Stop after the line containing "0.8, 1, 1.2];": print each line exactly from the first line of the listing up to that point.

» **Data block**
[start]
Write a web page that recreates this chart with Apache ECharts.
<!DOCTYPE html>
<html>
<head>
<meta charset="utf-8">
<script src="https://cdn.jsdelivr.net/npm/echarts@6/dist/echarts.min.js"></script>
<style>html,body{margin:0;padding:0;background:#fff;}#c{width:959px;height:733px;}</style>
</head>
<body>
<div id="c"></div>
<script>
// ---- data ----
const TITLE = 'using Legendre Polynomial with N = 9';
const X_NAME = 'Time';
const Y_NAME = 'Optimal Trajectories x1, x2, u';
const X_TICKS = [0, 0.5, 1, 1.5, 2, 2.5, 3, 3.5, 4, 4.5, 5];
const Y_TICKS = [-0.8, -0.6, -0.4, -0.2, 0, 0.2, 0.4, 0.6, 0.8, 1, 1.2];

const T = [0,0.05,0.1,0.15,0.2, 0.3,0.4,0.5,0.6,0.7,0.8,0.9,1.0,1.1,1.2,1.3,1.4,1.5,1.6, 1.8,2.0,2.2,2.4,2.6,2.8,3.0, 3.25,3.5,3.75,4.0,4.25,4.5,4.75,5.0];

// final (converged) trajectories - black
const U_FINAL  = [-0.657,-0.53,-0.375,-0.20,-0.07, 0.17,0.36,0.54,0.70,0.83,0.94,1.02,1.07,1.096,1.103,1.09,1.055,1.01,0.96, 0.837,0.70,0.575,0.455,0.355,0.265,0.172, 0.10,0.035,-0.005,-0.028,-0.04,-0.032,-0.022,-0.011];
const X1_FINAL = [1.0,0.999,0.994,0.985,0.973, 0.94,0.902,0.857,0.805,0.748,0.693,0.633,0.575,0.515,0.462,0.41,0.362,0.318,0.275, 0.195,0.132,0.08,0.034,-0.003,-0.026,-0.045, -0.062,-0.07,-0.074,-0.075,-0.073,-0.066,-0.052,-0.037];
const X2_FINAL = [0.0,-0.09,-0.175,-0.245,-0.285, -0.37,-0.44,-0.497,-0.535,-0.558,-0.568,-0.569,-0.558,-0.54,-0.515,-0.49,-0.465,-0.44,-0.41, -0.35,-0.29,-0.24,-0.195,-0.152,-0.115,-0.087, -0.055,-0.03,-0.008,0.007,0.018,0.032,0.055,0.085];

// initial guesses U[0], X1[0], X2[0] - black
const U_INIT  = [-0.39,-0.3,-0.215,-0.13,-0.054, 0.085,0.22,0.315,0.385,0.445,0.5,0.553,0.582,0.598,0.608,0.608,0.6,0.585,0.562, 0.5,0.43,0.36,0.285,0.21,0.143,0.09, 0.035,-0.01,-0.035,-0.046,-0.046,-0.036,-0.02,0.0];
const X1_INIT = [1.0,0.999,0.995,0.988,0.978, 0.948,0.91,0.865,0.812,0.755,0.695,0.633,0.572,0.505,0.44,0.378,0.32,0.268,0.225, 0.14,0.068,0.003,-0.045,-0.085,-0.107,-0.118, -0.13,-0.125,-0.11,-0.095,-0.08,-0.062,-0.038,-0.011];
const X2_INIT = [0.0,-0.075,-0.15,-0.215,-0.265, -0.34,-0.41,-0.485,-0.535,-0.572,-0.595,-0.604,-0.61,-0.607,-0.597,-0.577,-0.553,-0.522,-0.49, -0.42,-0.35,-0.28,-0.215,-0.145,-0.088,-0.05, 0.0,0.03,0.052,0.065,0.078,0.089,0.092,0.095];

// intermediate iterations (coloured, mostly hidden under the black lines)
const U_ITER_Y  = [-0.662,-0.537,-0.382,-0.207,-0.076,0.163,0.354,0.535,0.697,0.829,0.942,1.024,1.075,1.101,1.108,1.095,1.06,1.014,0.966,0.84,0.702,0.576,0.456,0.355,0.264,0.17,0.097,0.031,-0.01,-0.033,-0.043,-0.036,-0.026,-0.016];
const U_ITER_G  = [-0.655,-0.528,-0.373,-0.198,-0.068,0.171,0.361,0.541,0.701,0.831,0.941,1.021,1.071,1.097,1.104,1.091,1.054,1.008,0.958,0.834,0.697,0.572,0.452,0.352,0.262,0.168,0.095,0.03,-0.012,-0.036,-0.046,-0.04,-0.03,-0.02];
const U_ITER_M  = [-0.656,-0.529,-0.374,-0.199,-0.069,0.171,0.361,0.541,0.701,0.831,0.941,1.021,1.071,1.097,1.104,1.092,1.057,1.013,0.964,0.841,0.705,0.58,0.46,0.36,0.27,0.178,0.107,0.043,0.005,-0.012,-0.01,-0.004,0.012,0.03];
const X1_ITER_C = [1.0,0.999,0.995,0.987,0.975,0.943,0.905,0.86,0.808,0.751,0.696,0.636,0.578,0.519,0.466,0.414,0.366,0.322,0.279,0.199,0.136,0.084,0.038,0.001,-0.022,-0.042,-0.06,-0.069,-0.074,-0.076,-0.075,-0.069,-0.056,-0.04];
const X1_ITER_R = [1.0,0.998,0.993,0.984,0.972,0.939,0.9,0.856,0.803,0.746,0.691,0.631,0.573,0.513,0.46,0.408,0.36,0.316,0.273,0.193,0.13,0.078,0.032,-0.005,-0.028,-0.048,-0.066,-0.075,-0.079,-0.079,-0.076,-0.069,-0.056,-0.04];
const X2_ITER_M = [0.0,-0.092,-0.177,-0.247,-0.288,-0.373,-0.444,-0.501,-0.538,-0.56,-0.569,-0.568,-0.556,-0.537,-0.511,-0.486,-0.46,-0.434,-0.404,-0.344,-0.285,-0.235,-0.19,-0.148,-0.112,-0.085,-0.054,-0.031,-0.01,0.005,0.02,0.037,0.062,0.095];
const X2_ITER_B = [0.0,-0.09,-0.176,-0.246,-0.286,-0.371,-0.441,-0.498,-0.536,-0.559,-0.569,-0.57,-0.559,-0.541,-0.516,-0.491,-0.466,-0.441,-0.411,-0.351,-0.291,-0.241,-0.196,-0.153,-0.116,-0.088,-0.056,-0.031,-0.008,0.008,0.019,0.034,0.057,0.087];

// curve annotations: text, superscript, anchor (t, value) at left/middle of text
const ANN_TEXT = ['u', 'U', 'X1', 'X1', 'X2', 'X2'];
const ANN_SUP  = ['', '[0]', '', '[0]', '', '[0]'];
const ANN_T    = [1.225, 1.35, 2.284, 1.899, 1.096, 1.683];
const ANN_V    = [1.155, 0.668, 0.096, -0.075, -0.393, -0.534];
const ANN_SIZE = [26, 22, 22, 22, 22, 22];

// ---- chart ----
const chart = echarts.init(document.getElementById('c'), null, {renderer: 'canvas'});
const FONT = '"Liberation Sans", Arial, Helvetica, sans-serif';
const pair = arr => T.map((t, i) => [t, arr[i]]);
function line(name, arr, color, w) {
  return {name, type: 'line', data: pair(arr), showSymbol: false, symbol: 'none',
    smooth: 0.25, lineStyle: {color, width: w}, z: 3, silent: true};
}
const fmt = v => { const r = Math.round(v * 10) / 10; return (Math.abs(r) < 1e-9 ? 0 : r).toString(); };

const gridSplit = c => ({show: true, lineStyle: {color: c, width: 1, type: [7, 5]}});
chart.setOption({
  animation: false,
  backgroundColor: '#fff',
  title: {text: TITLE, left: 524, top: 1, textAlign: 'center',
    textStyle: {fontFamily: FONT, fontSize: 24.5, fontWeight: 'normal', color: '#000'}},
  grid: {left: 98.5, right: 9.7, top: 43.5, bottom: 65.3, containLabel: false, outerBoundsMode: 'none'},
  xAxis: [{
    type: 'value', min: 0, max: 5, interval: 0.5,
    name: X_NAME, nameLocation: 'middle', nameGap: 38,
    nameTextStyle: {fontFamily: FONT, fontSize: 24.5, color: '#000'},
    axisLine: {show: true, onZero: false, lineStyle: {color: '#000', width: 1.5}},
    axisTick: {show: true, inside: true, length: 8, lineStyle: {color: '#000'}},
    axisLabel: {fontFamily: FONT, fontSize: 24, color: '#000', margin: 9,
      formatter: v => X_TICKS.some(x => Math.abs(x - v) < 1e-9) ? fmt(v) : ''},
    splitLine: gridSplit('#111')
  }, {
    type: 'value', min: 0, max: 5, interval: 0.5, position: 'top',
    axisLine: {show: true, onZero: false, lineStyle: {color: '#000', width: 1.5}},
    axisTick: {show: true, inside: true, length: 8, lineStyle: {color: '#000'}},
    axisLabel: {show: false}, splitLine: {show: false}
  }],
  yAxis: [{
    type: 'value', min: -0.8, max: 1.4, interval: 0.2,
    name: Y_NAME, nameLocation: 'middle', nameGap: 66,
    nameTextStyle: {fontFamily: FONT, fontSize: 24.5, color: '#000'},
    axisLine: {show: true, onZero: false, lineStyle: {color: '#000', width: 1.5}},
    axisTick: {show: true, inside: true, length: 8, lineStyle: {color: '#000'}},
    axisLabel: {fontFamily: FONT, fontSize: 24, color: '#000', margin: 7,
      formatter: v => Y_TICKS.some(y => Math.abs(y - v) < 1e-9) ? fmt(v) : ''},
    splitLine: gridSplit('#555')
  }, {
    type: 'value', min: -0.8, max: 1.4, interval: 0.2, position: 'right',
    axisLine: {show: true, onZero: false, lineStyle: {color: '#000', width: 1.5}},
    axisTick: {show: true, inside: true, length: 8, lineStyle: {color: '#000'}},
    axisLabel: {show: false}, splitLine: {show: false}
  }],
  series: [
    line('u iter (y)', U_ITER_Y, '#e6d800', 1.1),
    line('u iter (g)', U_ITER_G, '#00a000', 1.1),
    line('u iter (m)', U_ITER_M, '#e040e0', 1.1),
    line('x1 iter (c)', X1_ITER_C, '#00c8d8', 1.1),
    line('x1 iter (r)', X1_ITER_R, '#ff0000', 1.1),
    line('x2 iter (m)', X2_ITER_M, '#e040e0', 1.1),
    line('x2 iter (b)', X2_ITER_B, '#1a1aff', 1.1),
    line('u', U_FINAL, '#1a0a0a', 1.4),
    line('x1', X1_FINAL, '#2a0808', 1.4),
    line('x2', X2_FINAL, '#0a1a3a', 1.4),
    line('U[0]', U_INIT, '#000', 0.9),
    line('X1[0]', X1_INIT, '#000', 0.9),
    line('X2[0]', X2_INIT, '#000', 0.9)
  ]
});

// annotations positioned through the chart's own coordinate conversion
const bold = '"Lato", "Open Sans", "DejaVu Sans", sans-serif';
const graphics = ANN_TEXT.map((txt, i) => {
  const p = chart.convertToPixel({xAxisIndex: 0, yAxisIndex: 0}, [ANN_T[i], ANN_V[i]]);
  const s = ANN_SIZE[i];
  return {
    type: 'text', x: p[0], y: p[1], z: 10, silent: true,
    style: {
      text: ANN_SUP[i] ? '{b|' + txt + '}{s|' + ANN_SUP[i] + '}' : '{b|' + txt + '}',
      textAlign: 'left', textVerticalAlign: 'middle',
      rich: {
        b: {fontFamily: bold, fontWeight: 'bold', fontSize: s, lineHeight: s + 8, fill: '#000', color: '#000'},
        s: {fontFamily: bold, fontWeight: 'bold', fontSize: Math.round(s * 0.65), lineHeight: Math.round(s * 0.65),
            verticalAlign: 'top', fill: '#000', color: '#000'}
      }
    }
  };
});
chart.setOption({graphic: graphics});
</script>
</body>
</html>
[end]
» **Solution**
Write a web page that recreates this chart with Apache ECharts.
<!DOCTYPE html>
<html>
<head>
<meta charset="utf-8">
<script src="https://cdn.jsdelivr.net/npm/echarts@6/dist/echarts.min.js"></script>
<style>html,body{margin:0;padding:0;background:#fff;}#c{width:959px;height:733px;}</style>
</head>
<body>
<div id="c"></div>
<script>
// ---- data ----
const TITLE = 'using Legendre Polynomial with N = 9';
const X_NAME = 'Time';
const Y_NAME = 'Optimal Trajectories x1, x2, u';
const X_TICKS = [0, 0.5, 1, 1.5, 2, 2.5, 3, 3.5, 4, 4.5, 5];
const Y_TICKS = [-0.8, -0.6, -0.4, -0.2, 0, 0.2, 0.4, 0.6, 0.8, 1, 1.2];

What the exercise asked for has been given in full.